▶ **The exercise**: Restate all the material verbatim, except for the pictures.

===

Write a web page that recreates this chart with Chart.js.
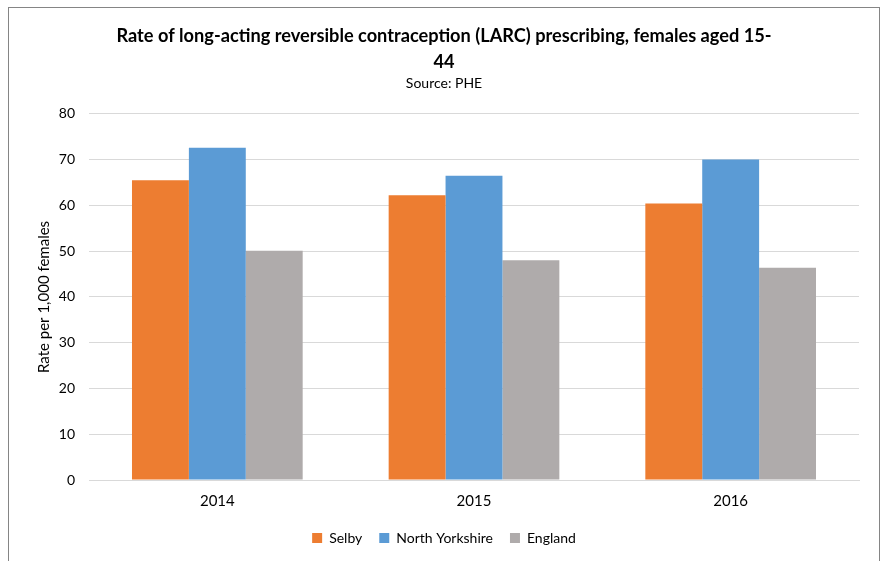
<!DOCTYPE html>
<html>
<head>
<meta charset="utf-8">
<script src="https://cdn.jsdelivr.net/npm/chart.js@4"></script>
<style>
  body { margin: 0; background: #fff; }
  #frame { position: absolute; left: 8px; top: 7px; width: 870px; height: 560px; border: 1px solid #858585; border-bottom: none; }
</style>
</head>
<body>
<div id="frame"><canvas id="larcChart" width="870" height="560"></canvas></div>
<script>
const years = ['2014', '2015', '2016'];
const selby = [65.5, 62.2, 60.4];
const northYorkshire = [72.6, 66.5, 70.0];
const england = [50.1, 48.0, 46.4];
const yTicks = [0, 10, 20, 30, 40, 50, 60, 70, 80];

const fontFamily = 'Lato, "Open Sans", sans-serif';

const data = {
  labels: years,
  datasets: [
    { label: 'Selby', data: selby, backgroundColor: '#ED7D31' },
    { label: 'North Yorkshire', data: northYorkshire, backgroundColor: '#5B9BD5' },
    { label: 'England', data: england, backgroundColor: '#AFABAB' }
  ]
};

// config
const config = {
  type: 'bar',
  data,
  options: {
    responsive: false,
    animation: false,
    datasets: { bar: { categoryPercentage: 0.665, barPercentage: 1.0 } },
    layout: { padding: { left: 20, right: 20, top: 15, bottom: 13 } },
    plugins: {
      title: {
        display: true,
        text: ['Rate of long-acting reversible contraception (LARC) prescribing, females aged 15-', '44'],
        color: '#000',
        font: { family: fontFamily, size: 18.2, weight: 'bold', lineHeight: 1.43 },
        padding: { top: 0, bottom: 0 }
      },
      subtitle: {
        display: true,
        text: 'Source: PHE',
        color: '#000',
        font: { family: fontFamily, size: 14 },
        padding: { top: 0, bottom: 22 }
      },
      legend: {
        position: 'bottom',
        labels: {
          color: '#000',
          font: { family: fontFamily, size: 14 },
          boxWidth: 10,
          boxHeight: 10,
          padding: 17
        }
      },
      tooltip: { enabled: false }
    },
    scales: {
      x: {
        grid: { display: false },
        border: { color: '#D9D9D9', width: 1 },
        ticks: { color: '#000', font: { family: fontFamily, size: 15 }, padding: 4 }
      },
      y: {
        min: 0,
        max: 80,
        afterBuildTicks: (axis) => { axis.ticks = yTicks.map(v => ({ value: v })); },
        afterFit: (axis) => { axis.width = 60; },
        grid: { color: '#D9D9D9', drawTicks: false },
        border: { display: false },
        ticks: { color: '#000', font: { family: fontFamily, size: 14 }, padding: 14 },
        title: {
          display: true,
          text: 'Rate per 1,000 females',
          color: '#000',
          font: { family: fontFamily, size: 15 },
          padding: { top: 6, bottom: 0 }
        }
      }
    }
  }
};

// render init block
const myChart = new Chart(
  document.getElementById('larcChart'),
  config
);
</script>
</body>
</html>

===

▶ **Result for this exercise**:
Write a web page that recreates this chart with Chart.js.
<!DOCTYPE html>
<html>
<head>
<meta charset="utf-8">
<script src="https://cdn.jsdelivr.net/npm/chart.js@4"></script>
<style>
  body { margin: 0; background: #fff; }
  #frame { position: absolute; left: 8px; top: 7px; width: 870px; height: 560px; border: 1px solid #858585; border-bottom: none; }
</style>
</head>
<body>
<div id="frame"><canvas id="larcChart" width="870" height="560"></canvas></div>
<script>
const years = ['2014', '2015', '2016'];
const selby = [65.5, 62.2, 60.4];
const northYorkshire = [72.6, 66.5, 70.0];
const england = [50.1, 48.0, 46.4];
const yTicks = [0, 10, 20, 30, 40, 50, 60, 70, 80];

const fontFamily = 'Lato, "Open Sans", sans-serif';

const data = {
  labels: years,
  datasets: [
    { label: 'Selby', data: selby, backgroundColor: '#ED7D31' },
    { label: 'North Yorkshire', data: northYorkshire, backgroundColor: '#5B9BD5' },
    { label: 'England', data: england, backgroundColor: '#AFABAB' }
  ]
};

// config
const config = {
  type: 'bar',
  data,
  options: {
    responsive: false,
    animation: false,
    datasets: { bar: { categoryPercentage: 0.665, barPercentage: 1.0 } },
    layout: { padding: { left: 20, right: 20, top: 15, bottom: 13 } },
    plugins: {
      title: {
        display: true,
        text: ['Rate of long-acting reversible contraception (LARC) prescribing, females aged 15-', '44'],
        color: '#000',
        font: { family: fontFamily, size: 18.2, weight: 'bold', lineHeight: 1.43 },
        padding: { top: 0, bottom: 0 }
      },
      subtitle: {
        display: true,
        text: 'Source: PHE',
        color: '#000',
        font: { family: fontFamily, size: 14 },
        padding: { top: 0, bottom: 22 }
      },
      legend: {
        position: 'bottom',
        labels: {
          color: '#000',
          font: { family: fontFamily, size: 14 },
          boxWidth: 10,
          boxHeight: 10,
          padding: 17
        }
      },
      tooltip: { enabled: false }
    },
    scales: {
      x: {
        grid: { display: false },
        border: { color: '#D9D9D9', width: 1 },
        ticks: { color: '#000', font: { family: fontFamily, size: 15 }, padding: 4 }
      },
      y: {
        min: 0,
        max: 80,
        afterBuildTicks: (axis) => { axis.ticks = yTicks.map(v => ({ value: v })); },
        afterFit: (axis) => { axis.width = 60; },
        grid: { color: '#D9D9D9', drawTicks: false },
        border: { display: false },
        ticks: { color: '#000', font: { family: fontFamily, size: 14 }, padding: 14 },
        title: {
          display: true,
          text: 'Rate per 1,000 females',
          color: '#000',
          font: { family: fontFamily, size: 15 },
          padding: { top: 6, bottom: 0 }
        }
      }
    }
  }
};

// render init block
const myChart = new Chart(
  document.getElementById('larcChart'),
  config
);
</script>
</body>
</html>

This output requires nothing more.